On two occasions there were device failures and small fires occurred which were extinguished by factory personnel. Engineering and facilities managers were made aware of the failures and decided to amend the company’s processes. However, before the changes were implemented a further fire occurred, but this time there was nobody around to extinguish it and the factory was destroyed.
The Court of Appeal dismissed the claimant’s claim against the defendant manufacturer.
The claimant’s employees were aware that the use of the Therm-o-level was unacceptable as a safety device in light of the two previous fires. Whilst generally the manufacturer will be liable for damage arising from a defect in its product, the claimant in this case became aware of the defect but continued to use the product anyway, and as such the court held that they did so at their own risk.
Lady Justice Arden highlighted that whilst continued use of a knowingly defective product will usually relieve the manufacturer of any liability, this might not always be the case, referring to Sir Donald Nicholls V-C in Targett v Torfaen Borough Council:
“Knowledge of the existence of a danger does not always enable a person to avoid the danger… Whether it does so depends on all the circumstances. It will do so only when it is reasonable to expect the plaintiff to remove or avoid the danger and unreasonable for him to run the risk of being injured by the danger”.
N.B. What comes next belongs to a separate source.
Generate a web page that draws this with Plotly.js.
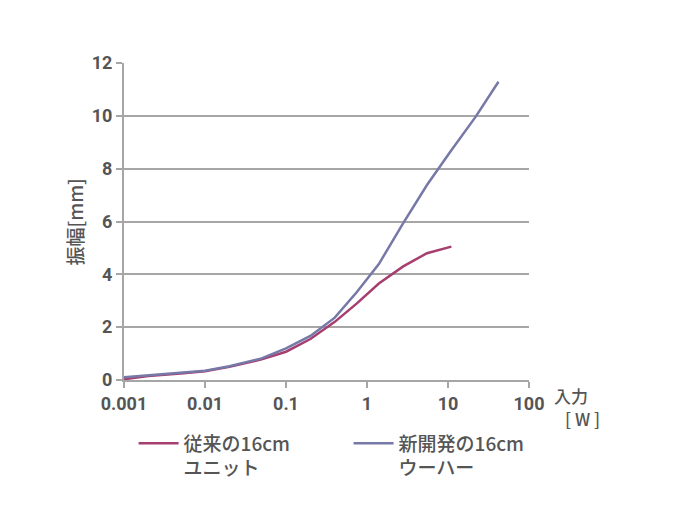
<!DOCTYPE html>
<html>
<head>
<meta charset="utf-8">
<script src="https://cdn.plot.ly/plotly-3.0.1.min.js"></script>
<style>
  body { margin: 0; background: #fff; }
  #graphique { width: 674px; height: 520px; }
</style>
</head>
<body>
<div id="graphique"></div>
<script>
// valeurs (entrée en W, amplitude en mm)
var puissance = [0.001, 0.002, 0.005, 0.01, 0.02, 0.05, 0.1, 0.2, 0.4, 0.75, 1.4, 2.8, 5.5, 11, 22, 42];
var ancienne = [0.03, 0.15, 0.25, 0.33, 0.5, 0.78, 1.07, 1.55, 2.2, 2.9, 3.65, 4.3, 4.8, 5.05];
var nouvelle = [0.1, 0.17, 0.26, 0.35, 0.52, 0.82, 1.2, 1.67, 2.36, 3.33, 4.39, 5.94, 7.38, 8.7, 9.97, 11.29];
var ticksX = [0.001, 0.01, 0.1, 1, 10, 100];
var labelsX = ['0.001', '0.01', '0.1', '1', '10', '100'];
var ticksY = [0, 2, 4, 6, 8, 10, 12];

var gris = '#a6a6a6';
var texte = '#555555';
var policeChiffres = { family: 'Roboto', size: 18, color: texte, weight: 'bold' };
var policeJp = { family: 'Noto Sans CJK JP', size: 17, color: texte, weight: 500 };
var policeLegende = { family: 'Noto Sans CJK JP', size: 19, color: texte, weight: 500 };

var traceAncienne = {
    x: puissance.slice(0, ancienne.length),
    y: ancienne,
    mode: 'lines',
    name: '従来の16cm<br>ユニット',
    line: { color: '#a63f6f', width: 2.5 }
};

var traceNouvelle = {
    x: puissance,
    y: nouvelle,
    mode: 'lines',
    name: '新開発の16cm<br>ウーハー',
    line: { color: '#7679a8', width: 2.5 }
};

var layout = {
    width: 674,
    height: 520,
    showlegend: true,
    xaxis: {
        type: 'log',
        range: [-3, 2],
        tickvals: ticksX,
        ticktext: labelsX,
        showgrid: false,
        zeroline: false,
        showline: true,
        linecolor: gris,
        linewidth: 2,
        ticks: 'outside',
        ticklen: 6,
        tickwidth: 2,
        tickcolor: gris,
        tickfont: policeChiffres
    },
    yaxis: {
        range: [0, 12],
        tickvals: ticksY,
        showgrid: true,
        gridcolor: gris,
        gridwidth: 2,
        zeroline: false,
        showline: true,
        linecolor: gris,
        linewidth: 2,
        ticks: 'outside',
        ticklen: 6,
        tickwidth: 2,
        tickcolor: gris,
        tickfont: policeChiffres
    },
    legend: {
        orientation: 'h',
        x: -0.001, y: -0.14,
        xanchor: 'left', yanchor: 'top',
        valign: 'top',
        indentation: 10,
        itemwidth: 40,
        entrywidth: 150,
        entrywidthmode: 'pixels',
        font: policeLegende,
        bgcolor: 'rgba(0,0,0,0)'
    },
    annotations: [
        // titre de l'axe y placé à la main
        { text: '振幅[mm]', xref: 'paper', yref: 'paper', x: -0.121, y: 0.5, textangle: -90, xanchor: 'center', yanchor: 'middle', showarrow: false, font: policeLegende },
        { text: '入力', xref: 'paper', yref: 'paper', x: 1.057, y: -0.048, xanchor: 'left', yanchor: 'middle', showarrow: false, font: policeJp },
        { text: '[ W ]', xref: 'paper', yref: 'paper', x: 1.083, y: -0.12, xanchor: 'left', yanchor: 'middle', showarrow: false, font: policeJp }
    ],
    plot_bgcolor: '#ffffff',
    paper_bgcolor: '#ffffff',
    margin: { t: 63, b: 140, l: 124, r: 145, autoexpand: false }
};

Plotly.newPlot('graphique', [traceAncienne, traceNouvelle], layout, { displayModeBar: false, staticPlot: true });
</script>
</body>
</html>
However, in this instance, the court found that the claimant’s employees did not do enough to remove or avoid the danger posed by the defective Therm-o-level thus assuming the risk in its continued use.
The court also held that, in this case, the employees’ knowledge of the defect was attributable to the claimant company, despite assertions that the more senior managers were unaware. The court said that steps should have been taken to report the full position to the senior manager in light of the high level of danger posed by the defect and that the claimant company could not rely upon the manager’s ignorance.